Nicht nur die vielen Millionen heimatvertriebenen Sudetendeutschen und ihre Nachkommen sollen zur Zielgruppe des Museums gehören, sondern auch "vom Ur-Münchner bis hin zu Gästen aus Übersee, allen Teilen Europas und nicht zuletzt aus der Tschechischen Republik", wünscht sich Bernd Posselt. Eine besondere Zielgruppe sei dabei die junge Generation. "Die Mitarbeiter des Sudetendeutschen Museums, darunter ein eigener Museumspädagoge, freuen sich auf viele Jugendliche und Schulklassen.
Die Frage, wann die Eröffnung eigentlich sein soll, blieb lange eine leidige. Die Eröffnung musste um zirka zwei Jahre verschoben werden. "Es ist heutzutage leider normal, dass ein so komplizierter Hochbau, an dem zahlreiche Firmen mitwirken, immer wieder mit neuen Herausforderungen konfrontiert ist", nimmt Posselt dazu Stellung. "Der Vorstandsvorsitzende der Sudetendeutschen Stiftung, Dr.

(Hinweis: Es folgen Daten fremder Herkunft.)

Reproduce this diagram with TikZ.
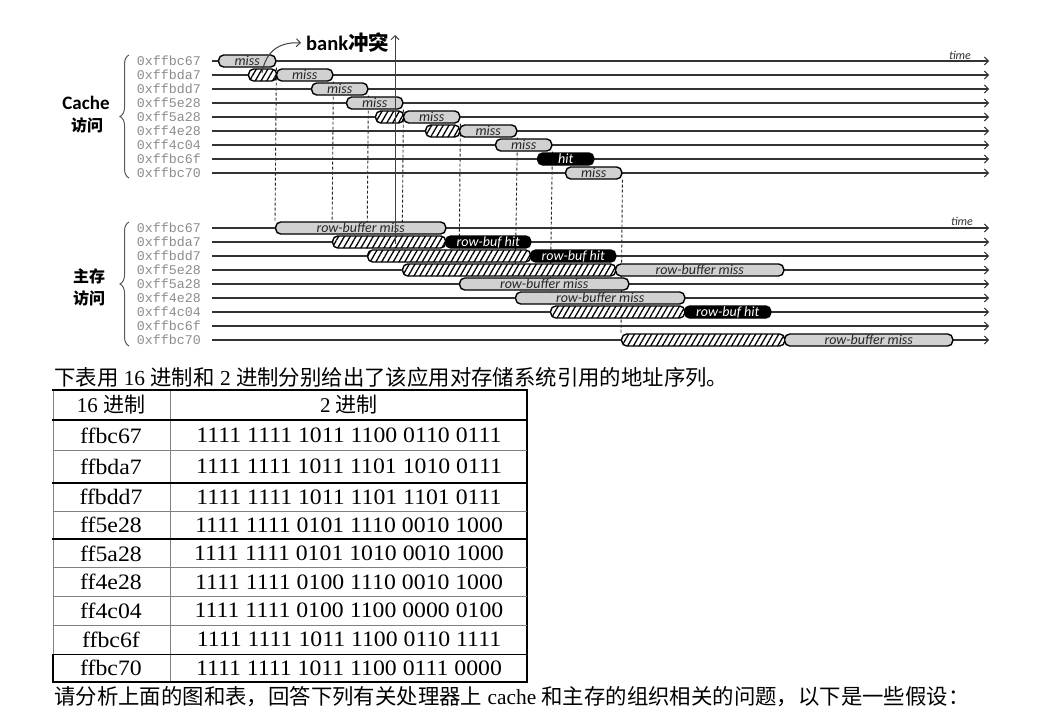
\documentclass[tikz,border=0pt]{standalone}
\usepackage{fontspec}
\setmainfont{Liberation Serif}
\newfontfamily\cjk{Noto Sans CJK SC}
\newfontfamily\calfont{Carlito}
\newfontfamily\addrfont{Liberation Mono}
\newfontfamily\tabfont[FakeStretch=1.08]{Liberation Serif}
\usetikzlibrary{arrows.meta,patterns.meta,decorations.pathreplacing,backgrounds}
\pgfdeclarelayer{paper}
\pgfsetlayers{paper,background,main}
\tikzset{
  rowline/.style={line width=1.2pt, draw=black!80, -{Straight Barb[length=4pt,width=8pt,line width=1pt]}},
  addr/.style={anchor=east, inner sep=1pt, text=black!45, font=\addrfont\fontsize{13.3}{13}\selectfont},
  boxbase/.style={draw=black, line width=1.4pt, rounded corners=5pt, minimum height=12pt, inner sep=0pt, anchor=west, font=\calfont\itshape\fontsize{14}{12}\selectfont},
  missbox/.style={boxbase, fill=black!18, text=black!85},
  hitbox/.style={boxbase, fill=black, text=white},
  hatchbox/.style={boxbase, preaction={fill=white}, pattern={Lines[angle=60,distance=5pt,line width=1.3pt]}},
  dashline/.style={draw=black!85, line width=0.9pt, dash pattern=on 3pt off 2pt},
  bankarrow/.style={draw=black!75, line width=1pt, -{Straight Barb[length=4pt,width=8pt,line width=1pt]}},
  bracestyle/.style={draw=black!65, line width=1pt, decorate, decoration={brace, amplitude=9pt}},
  sidelab/.style={inner sep=0pt, font=\calfont\bfseries\fontsize{19}{19}\selectfont},
  sidecjk/.style={inner sep=0pt, font=\cjk\bfseries\fontsize{16}{16}\selectfont},
  timelab/.style={inner sep=0pt, text=black!80, font=\calfont\itshape\fontsize{12}{12}\selectfont},
  cell/.style={inner sep=0pt, font=\tabfont\fontsize{22}{22}\selectfont},
  thin/.style={draw=black!50, line width=0.8pt},
  thick/.style={draw=black, line width=1.6pt},
  para/.style={anchor=west, inner sep=0pt, font=\fontsize{21.4}{21}\selectfont},
}
\begin{document}
\begin{tikzpicture}[x=1pt,y=-1pt]
\useasboundingbox (0,0) rectangle (1040,713);
\begin{pgfonlayer}{paper}
\fill[white] (0,0) rectangle (1040,713);
\end{pgfonlayer}

% ---- rows
\foreach \a [count=\i from 0] in {0xffbc67,0xffbda7,0xffbdd7,0xff5e28,0xff5a28,0xff4e28,0xff4c04,0xffbc6f,0xffbc70}{
  \pgfmathsetmacro\yt{61+14*\i}
  \pgfmathsetmacro\yb{228+14*\i}
  \coordinate (ts\i) at (212,\yt);
  \coordinate (te\i) at (989,\yt);
  \coordinate (bs\i) at (212,\yb);
  \coordinate (be\i) at (989,\yb);
  \draw[rowline] (ts\i) -- (te\i);
  \draw[rowline] (bs\i) -- (be\i);
  \node[addr] (ta\i) at (202,\yt) {\a};
  \node[addr] (ba\i) at (202,\yb) {\a};
}

\node[timelab] (time1) at (960,55) {time};
\node[timelab] (time2) at (962,221) {time};

% ---- cache accesses
\node[missbox, minimum width=57pt] (c0) at (218,61) {miss};
\node[hatchbox, minimum width=28pt] (c1h) at (248,75) {};
\node[missbox, minimum width=56pt] (c1) at (276,75) {miss};
\node[missbox, minimum width=56pt] (c2) at (311,89) {miss};
\node[missbox, minimum width=56pt] (c3) at (346,103) {miss};
\node[hatchbox, minimum width=28pt] (c4h) at (375,117) {};
\node[missbox, minimum width=56pt] (c4) at (403,117) {miss};
\node[hatchbox, minimum width=34pt] (c5h) at (425,131) {};
\node[missbox, minimum width=57pt] (c5) at (459,131) {miss};
\node[missbox, minimum width=56pt] (c6) at (495,145) {miss};
\node[hitbox, minimum width=56pt] (c7) at (537,159) {hit};
\node[missbox, minimum width=56pt] (c8) at (565,173) {miss};

% ---- memory accesses
\node[missbox, minimum width=170pt] (m0) at (275,228) {row-buffer miss};
\node[hatchbox, minimum width=113pt] (m1h) at (332,242) {};
\node[hitbox, minimum width=85pt] (m1) at (445,242) {row-buf hit};
\node[hatchbox, minimum width=163pt] (m2h) at (367,256) {};
\node[hitbox, minimum width=85pt] (m2) at (530,256) {row-buf hit};
\node[hatchbox, minimum width=213pt] (m3h) at (402,270) {};
\node[missbox, minimum width=168pt] (m3) at (615,270) {row-buffer miss};
\node[missbox, minimum width=169pt] (m4) at (459,284) {row-buffer miss};
\node[missbox, minimum width=169pt] (m5) at (515,298) {row-buffer miss};
\node[hatchbox, minimum width=134pt] (m6h) at (550,312) {};
\node[hitbox, minimum width=86pt] (m6) at (684,312) {row-buf hit};
\node[hatchbox, minimum width=163pt] (m8h) at (621,340) {};
\node[missbox, minimum width=168pt] (m8) at (784,340) {row-buffer miss};

% ---- dashed links (behind boxes)
\begin{pgfonlayer}{background}
\draw[dashline] (c0.south east) -- (m0.north west);
\draw[dashline] (c1.south east) -- (m1h.north west);
\draw[dashline] (c2.south east) -- (m2h.north west);
\draw[dashline] (c3.south east) -- (m3h.north west);
\draw[dashline] (c4.south east) -- (m4.north west);
\draw[dashline] (c5.south east) -- (m5.north west);
\draw[dashline] (c6.south east) -- (m6h.north west);
\draw[dashline] (c8.south east) -- (m8h.north west);
\end{pgfonlayer}

% ---- bank conflict
\node[anchor=west, inner sep=1pt, font=\bfseries\fontsize{20.5}{20}\selectfont] (bank) at (305,43) {{\calfont bank}{\cjk 冲突}};
\coordinate (bankbot) at (395,244);
\coordinate (banktop) at (395,35);
\draw[bankarrow] (bankbot) -- (banktop);
\coordinate (curvestart) at (262,73);
\draw[bankarrow, shorten >=4pt] (curvestart) .. controls (266,50) and (280,42) .. (bank.west);

% ---- braces and side labels
\coordinate (tb1) at (129,178);
\coordinate (tb2) at (129,55);
\draw[bracestyle] (tb1) -- (tb2);
\coordinate (bb1) at (129,346);
\coordinate (bb2) at (129,222);
\draw[bracestyle] (bb1) -- (bb2);
\node[sidelab] (cachelab) at (86,103) {Cache};
\node[sidecjk] (cachefw) at (87,125) {访问};
\node[sidecjk] (memlab) at (89,276) {主存};
\node[sidecjk] (memfw) at (89,298) {访问};

% ---- caption
\node[para] (cap) at (54,377) {{\cjk 下表用} 16 {\cjk 进制和} 2 {\cjk 进制分别给出了该应用对存储系统引用的地址序列。}};

% ---- table
\draw[thin] (53,390) -- (53,654.3);
\draw[thick] (53,654.3) -- (53,681.7);
\draw[thin] (170,390) -- (170,681.7);
\draw[thick] (527,390) -- (527,681.7);
\foreach \yy in {450.7,511,567.7,596,625}{ \draw[thin] (53,\yy) -- (527,\yy); }
\foreach \yy in {390,420,482.7,539,654.3,681.7}{ \draw[thick] (52,\yy) -- (528,\yy); }
\node[cell, font=\fontsize{21}{21}\selectfont] (h1) at (111,405) {16 {\cjk 进制}};
\node[cell, font=\fontsize{21}{21}\selectfont] (h2) at (349,405) {2 {\cjk 进制}};
\foreach \hx/\bn/\yc [count=\k] in {
  ffbc67/1111 1111 1011 1100 0110 0111/435.4,
  ffbda7/1111 1111 1011 1101 1010 0111/466.7,
  ffbdd7/1111 1111 1011 1101 1101 0111/496.9,
  ff5e28/1111 1111 0101 1110 0010 1000/525,
  ff5a28/1111 1111 0101 1010 0010 1000/553.4,
  ff4e28/1111 1111 0100 1110 0010 1000/581.9,
  ff4c04/1111 1111 0100 1100 0000 0100/610.5,
  ffbc6f/1111 1111 1011 1100 0110 1111/639.7,
  ffbc70/1111 1111 1011 1100 0111 0000/668}{
  \node[cell] (hx\k) at (111,\yc) {\hx};
  \node[cell] (bn\k) at (349,\yc) {\bn};
}

% ---- closing paragraph
\node[para] (q) at (54,697) {{\cjk 请分析上面的图和表，回答下列有关处理器上} cache {\cjk 和主存的组织相关的问题，以下是一些假设：}};
\end{tikzpicture}
\end{document}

Ortfried Kotzian, und seine Mitarbeiter haben Überragendes geleistet und dadurch immerhin möglich gemacht, dass wir jetzt ein Schmuckstück mehr in der Münchner Museumslandschaft haben werden. Ohne den schier unglaublichen ehrenamtlichen Einsatz Kotzians wäre dies undenkbar gewesen", resümiert er. Im Verlauf des Herbstes soll es dann endlich soweit sein: "Ministerpräsident Markus Söder wird gemeinsam mit uns die feierliche Eröffnung in einem Rahmen vornehmen, der den zu diesem Zeitpunkt bestehenden Corona-Bedingungen entspricht."
Schließlich hebt Bernd Posselt den immensen Stellenwert des Schaffens der Sudetendeutschen in Bayern und München hervor: "Von den drei Millionen Sudetendeutschen ist etwa die Hälfte nach Bayern vertrieben worden. Nicht zuletzt deshalb sind wir neben Altbayern, Schwaben und Franken ganz offiziell der vierte Stamm unseres Freistaates. Dies geht aus einer offiziellen Urkunde der Bayerischen Staatsregierung hervor, die im Bayerischen Hauptstaatsarchiv aufbewahrt wird. Alle im Landtag vertretenen Parteien bekennen sich zu dieser Schirmherrschaft. Wir sind somit integriert, aber können dankenswerterweise durch die Förderung Bayerns unsere Wurzeln und unsere kulturelle Eigenart bewahren und weiterentwickeln", fasst er zusammen. "Hinzu kommt, dass die Sudetendeutschen schon seit Jahrhunderten eine der wirtschaftlich modernsten Volksgruppen Europas waren - denken Sie an Firmen wie Porsche oder Swarovski, die sudetendeutschen Ursprungs sind - und entscheidend dazu beigetragen haben, Bayern von einem Agrarland in ein blühendes Industrieland zu verwandeln."
Der Bekanntheitsgrad der Volksgruppe lässt sich dennoch immer noch verbessern, ist er der Meinung. Dazu werde auch das Sudetendeutsche Museum, das mit dem Sudetendeutschen Haus und dem Haus des deutschen Ostens ein attraktives Dreieck in der Au bilden soll, maßgeblich beitragen.